╭──

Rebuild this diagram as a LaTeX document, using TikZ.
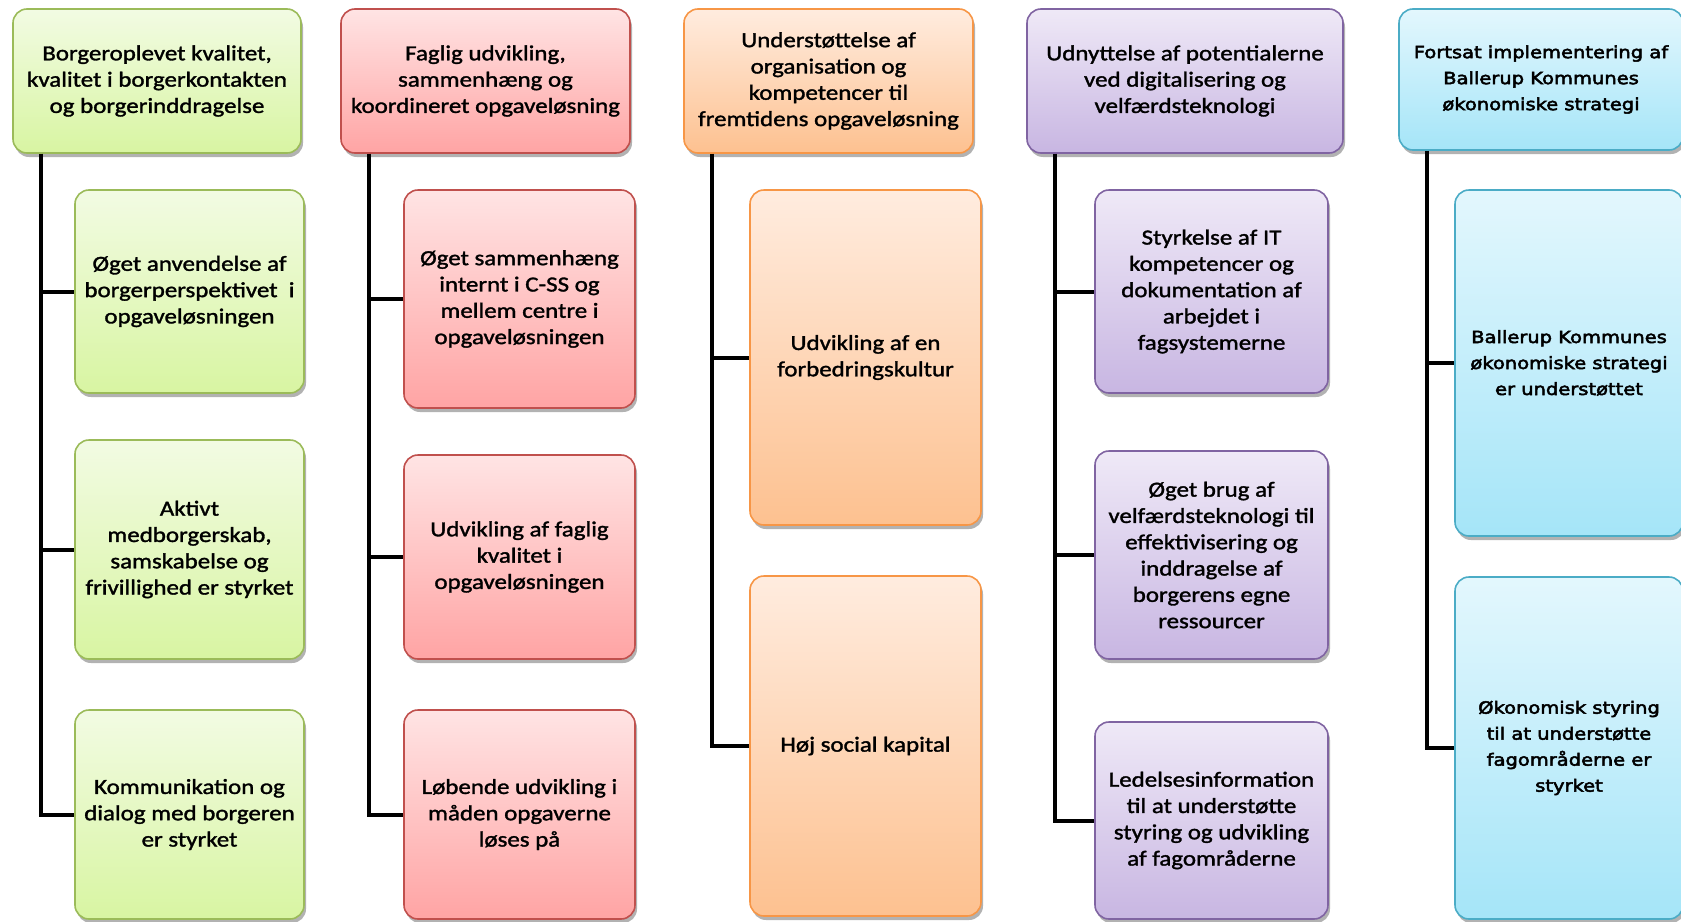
\documentclass[tikz,border=0pt]{standalone}
\usepackage{fontspec}
\setmainfont{Carlito}[FakeStretch=1.16, FakeBold=1.5]
\newfontfamily\verdfont{DejaVu Sans}[FakeStretch=1.16, FakeBold=3]
\usetikzlibrary{shadows}

\definecolor{grline}{HTML}{9BBB59}\definecolor{grtop}{HTML}{F2FBE3}\definecolor{grbot}{HTML}{D8F5A2}
\definecolor{rdline}{HTML}{C0504D}\definecolor{rdtop}{HTML}{FFE4E4}\definecolor{rdbot}{HTML}{FFA4A4}
\definecolor{orline}{HTML}{F79646}\definecolor{ortop}{HTML}{FFECDF}\definecolor{orbot}{HTML}{FDC190}
\definecolor{puline}{HTML}{8064A2}\definecolor{putop}{HTML}{EFE9F7}\definecolor{pubot}{HTML}{C8B6E2}
\definecolor{blline}{HTML}{4BACC6}\definecolor{bltop}{HTML}{E3F7FD}\definecolor{blbot}{HTML}{A5E5F8}

\begin{document}
\begin{tikzpicture}[x=1pt,y=-1pt]
	\tikzset{boxbase/.style={rounded corners=14pt, line width=1.6pt, align=center, inner sep=0pt,
			font=\fontsize{21.5}{26.3}\selectfont,
			drop shadow={shadow xshift=2pt, shadow yshift=-4pt, opacity=0.3, fill=black}},
		colbox/.style n args={3}{boxbase, draw=#1, top color=#2, bottom color=#3},
		greenbox/.style={colbox={grline}{grtop}{grbot}},
		redbox/.style={colbox={rdline}{rdtop}{rdbot}},
		orangebox/.style={colbox={orline}{ortop}{orbot}},
		purplebox/.style={colbox={puline}{putop}{pubot}},
		bluebox/.style={colbox={blline}{bltop}{blbot}, font=\verdfont\fontsize{16.8}{26}\selectfont},
		boxsize/.style 2 args={minimum width=#1pt, minimum height=#2pt},
		stem/.style={line width=4pt, black}};
	\useasboundingbox (0,0) rectangle (1681,921);
	\clip (0,0) rectangle (1681,921);
	% kolonne 1
	\node[greenbox, boxsize={288}{144}] (h1) at (157,81) {Borgeroplevet kvalitet,\\ kvalitet i borgerkontakten\\ og borgerinddragelse};
	\node[greenbox, boxsize={229}{203}] (s1a) at (189.5,291.5) {Øget anvendelse af\\ borgerperspektivet~ i\\ opgaveløsningen};
	\node[greenbox, boxsize={229}{219}] (s1b) at (189.5,549.5) {Aktivt\\ medborgerskab,\\ samskabelse og\\ frivillighed er styrket};
	\node[greenbox, boxsize={229}{209}] (s1c) at (189.5,814.5) {Kommunikation og\\ dialog med borgeren\\ er styrket};
	% kolonne 2
	\node[redbox, boxsize={289}{144}] (h2) at (485.5,81) {Faglig udvikling,\\ sammenhæng og\\ koordineret opgaveløsning};
	\node[redbox, boxsize={231}{218}] (s2a) at (519.5,299) {Øget sammenhæng\\ internt i C-SS og\\ mellem centre i\\ opgaveløsningen};
	\node[redbox, boxsize={231}{204}] (s2b) at (519.5,557) {Udvikling af faglig\\ kvalitet i\\ opgaveløsningen};
	\node[redbox, boxsize={231}{209}] (s2c) at (519.5,814.5) {Løbende udvikling i\\ måden opgaverne\\ løses på};
	% kolonne 3
	\node[orangebox, boxsize={289}{144}] (h3) at (828.5,81) {Understøttelse af\\ organisation og\\ kompetencer til\\ fremtidens opgaveløsning};
	\node[orangebox, boxsize={231}{335}] (s3a) at (865.5,357.5) {Udvikling af en\\ forbedringskultur};
	\node[orangebox, boxsize={231}{340}] (s3b) at (865.5,746) {Høj social kapital};
	% kolonne 4
	\node[purplebox, boxsize={316}{144}] (h4) at (1185,81) {Udnyttelse af potentialerne\\ ved digitalisering og\\ velfærdsteknologi};
	\node[purplebox, boxsize={233}{203}] (s4a) at (1211.5,291.5) {Styrkelse af IT\\ kompetencer og\\ dokumentation af\\ arbejdet i\\ fagsystemerne};
	\node[purplebox, boxsize={233}{208}] (s4b) at (1211.5,555) {Øget brug af\\ velfærdsteknologi til\\ effektivisering og\\ inddragelse af\\ borgerens egne\\ ressourcer};
	\node[purplebox, boxsize={233}{197}] (s4c) at (1211.5,820.5) {Ledelsesinformation\\ til at understøtte\\ styring og udvikling\\ af fagområderne};
	% kolonne 5
	\node[bluebox, boxsize={284}{141}] (h5) at (1541,79.5) {Fortsat implementering af\\ Ballerup Kommunes\\ økonomiske strategi};
	\node[bluebox, boxsize={228}{346}] (s5a) at (1569,363) {Ballerup Kommunes\\ økonomiske strategi\\ er understøttet};
	\node[bluebox, boxsize={228}{342}] (s5b) at (1569,748) {Økonomisk styring\\ til at understøtte\\ fagområderne er\\ styrket};
	% forbindelser
	\foreach \h/\s in {h1/s1a,h1/s1b,h1/s1c,h2/s2a,h2/s2b,h2/s2c,h3/s3a,h3/s3b,h4/s4a,h4/s4b,h4/s4c,h5/s5a,h5/s5b}
		\draw[stem] (\h.south west) ++(29,0) |- (\s.west);
\end{tikzpicture}
\end{document}
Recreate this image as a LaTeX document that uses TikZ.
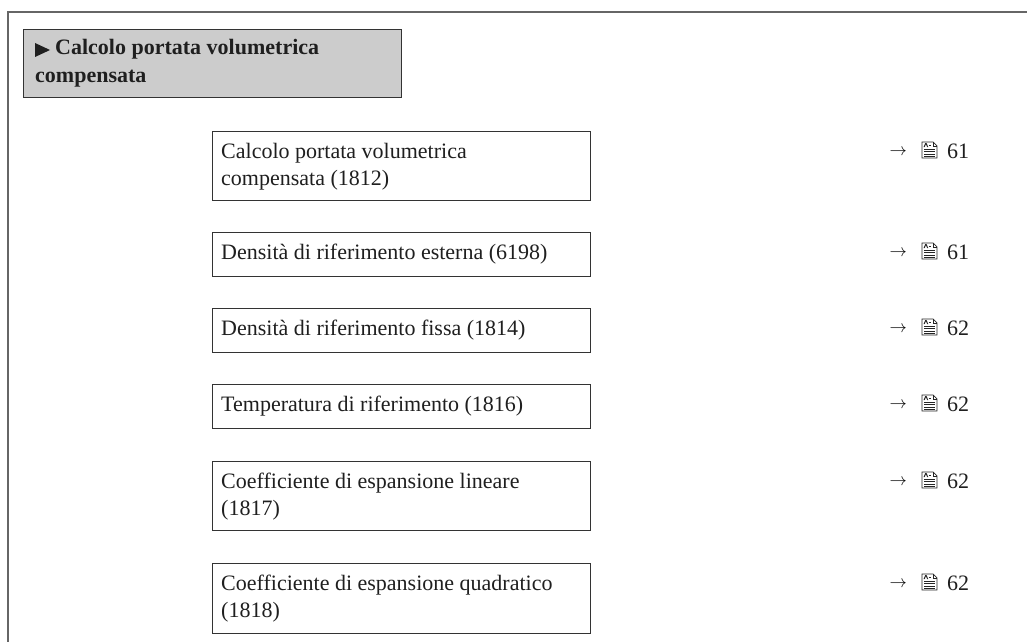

╰──

*WORK TO BE COMPLETED:*
Quote the records in full and exactly; skip any image.

*SOLUTION:*
Rebuild this diagram as a LaTeX document, using TikZ.
\documentclass[tikz,border=0pt]{standalone}
\usepackage{fontspec}
\setmainfont{Carlito}[FakeStretch=1.16, FakeBold=1.5]
\newfontfamily\verdfont{DejaVu Sans}[FakeStretch=1.16, FakeBold=3]
\usetikzlibrary{shadows}

\definecolor{grline}{HTML}{9BBB59}\definecolor{grtop}{HTML}{F2FBE3}\definecolor{grbot}{HTML}{D8F5A2}
\definecolor{rdline}{HTML}{C0504D}\definecolor{rdtop}{HTML}{FFE4E4}\definecolor{rdbot}{HTML}{FFA4A4}
\definecolor{orline}{HTML}{F79646}\definecolor{ortop}{HTML}{FFECDF}\definecolor{orbot}{HTML}{FDC190}
\definecolor{puline}{HTML}{8064A2}\definecolor{putop}{HTML}{EFE9F7}\definecolor{pubot}{HTML}{C8B6E2}
\definecolor{blline}{HTML}{4BACC6}\definecolor{bltop}{HTML}{E3F7FD}\definecolor{blbot}{HTML}{A5E5F8}

\begin{document}
\begin{tikzpicture}[x=1pt,y=-1pt]
	\tikzset{boxbase/.style={rounded corners=14pt, line width=1.6pt, align=center, inner sep=0pt,
			font=\fontsize{21.5}{26.3}\selectfont,
			drop shadow={shadow xshift=2pt, shadow yshift=-4pt, opacity=0.3, fill=black}},
		colbox/.style n args={3}{boxbase, draw=#1, top color=#2, bottom color=#3},
		greenbox/.style={colbox={grline}{grtop}{grbot}},
		redbox/.style={colbox={rdline}{rdtop}{rdbot}},
		orangebox/.style={colbox={orline}{ortop}{orbot}},
		purplebox/.style={colbox={puline}{putop}{pubot}},
		bluebox/.style={colbox={blline}{bltop}{blbot}, font=\verdfont\fontsize{16.8}{26}\selectfont},
		boxsize/.style 2 args={minimum width=#1pt, minimum height=#2pt},
		stem/.style={line width=4pt, black}};
	\useasboundingbox (0,0) rectangle (1681,921);
	\clip (0,0) rectangle (1681,921);
	% kolonne 1
	\node[greenbox, boxsize={288}{144}] (h1) at (157,81) {Borgeroplevet kvalitet,\\ kvalitet i borgerkontakten\\ og borgerinddragelse};
	\node[greenbox, boxsize={229}{203}] (s1a) at (189.5,291.5) {Øget anvendelse af\\ borgerperspektivet~ i\\ opgaveløsningen};
	\node[greenbox, boxsize={229}{219}] (s1b) at (189.5,549.5) {Aktivt\\ medborgerskab,\\ samskabelse og\\ frivillighed er styrket};
	\node[greenbox, boxsize={229}{209}] (s1c) at (189.5,814.5) {Kommunikation og\\ dialog med borgeren\\ er styrket};
	% kolonne 2
	\node[redbox, boxsize={289}{144}] (h2) at (485.5,81) {Faglig udvikling,\\ sammenhæng og\\ koordineret opgaveløsning};
	\node[redbox, boxsize={231}{218}] (s2a) at (519.5,299) {Øget sammenhæng\\ internt i C-SS og\\ mellem centre i\\ opgaveløsningen};
	\node[redbox, boxsize={231}{204}] (s2b) at (519.5,557) {Udvikling af faglig\\ kvalitet i\\ opgaveløsningen};
	\node[redbox, boxsize={231}{209}] (s2c) at (519.5,814.5) {Løbende udvikling i\\ måden opgaverne\\ løses på};
	% kolonne 3
	\node[orangebox, boxsize={289}{144}] (h3) at (828.5,81) {Understøttelse af\\ organisation og\\ kompetencer til\\ fremtidens opgaveløsning};
	\node[orangebox, boxsize={231}{335}] (s3a) at (865.5,357.5) {Udvikling af en\\ forbedringskultur};
	\node[orangebox, boxsize={231}{340}] (s3b) at (865.5,746) {Høj social kapital};
	% kolonne 4
	\node[purplebox, boxsize={316}{144}] (h4) at (1185,81) {Udnyttelse af potentialerne\\ ved digitalisering og\\ velfærdsteknologi};
	\node[purplebox, boxsize={233}{203}] (s4a) at (1211.5,291.5) {Styrkelse af IT\\ kompetencer og\\ dokumentation af\\ arbejdet i\\ fagsystemerne};
	\node[purplebox, boxsize={233}{208}] (s4b) at (1211.5,555) {Øget brug af\\ velfærdsteknologi til\\ effektivisering og\\ inddragelse af\\ borgerens egne\\ ressourcer};
	\node[purplebox, boxsize={233}{197}] (s4c) at (1211.5,820.5) {Ledelsesinformation\\ til at understøtte\\ styring og udvikling\\ af fagområderne};
	% kolonne 5
	\node[bluebox, boxsize={284}{141}] (h5) at (1541,79.5) {Fortsat implementering af\\ Ballerup Kommunes\\ økonomiske strategi};
	\node[bluebox, boxsize={228}{346}] (s5a) at (1569,363) {Ballerup Kommunes\\ økonomiske strategi\\ er understøttet};
	\node[bluebox, boxsize={228}{342}] (s5b) at (1569,748) {Økonomisk styring\\ til at understøtte\\ fagområderne er\\ styrket};
	% forbindelser
	\foreach \h/\s in {h1/s1a,h1/s1b,h1/s1c,h2/s2a,h2/s2b,h2/s2c,h3/s3a,h3/s3b,h4/s4a,h4/s4b,h4/s4c,h5/s5a,h5/s5b}
		\draw[stem] (\h.south west) ++(29,0) |- (\s.west);
\end{tikzpicture}
\end{document}
Recreate this image as a LaTeX document that uses TikZ.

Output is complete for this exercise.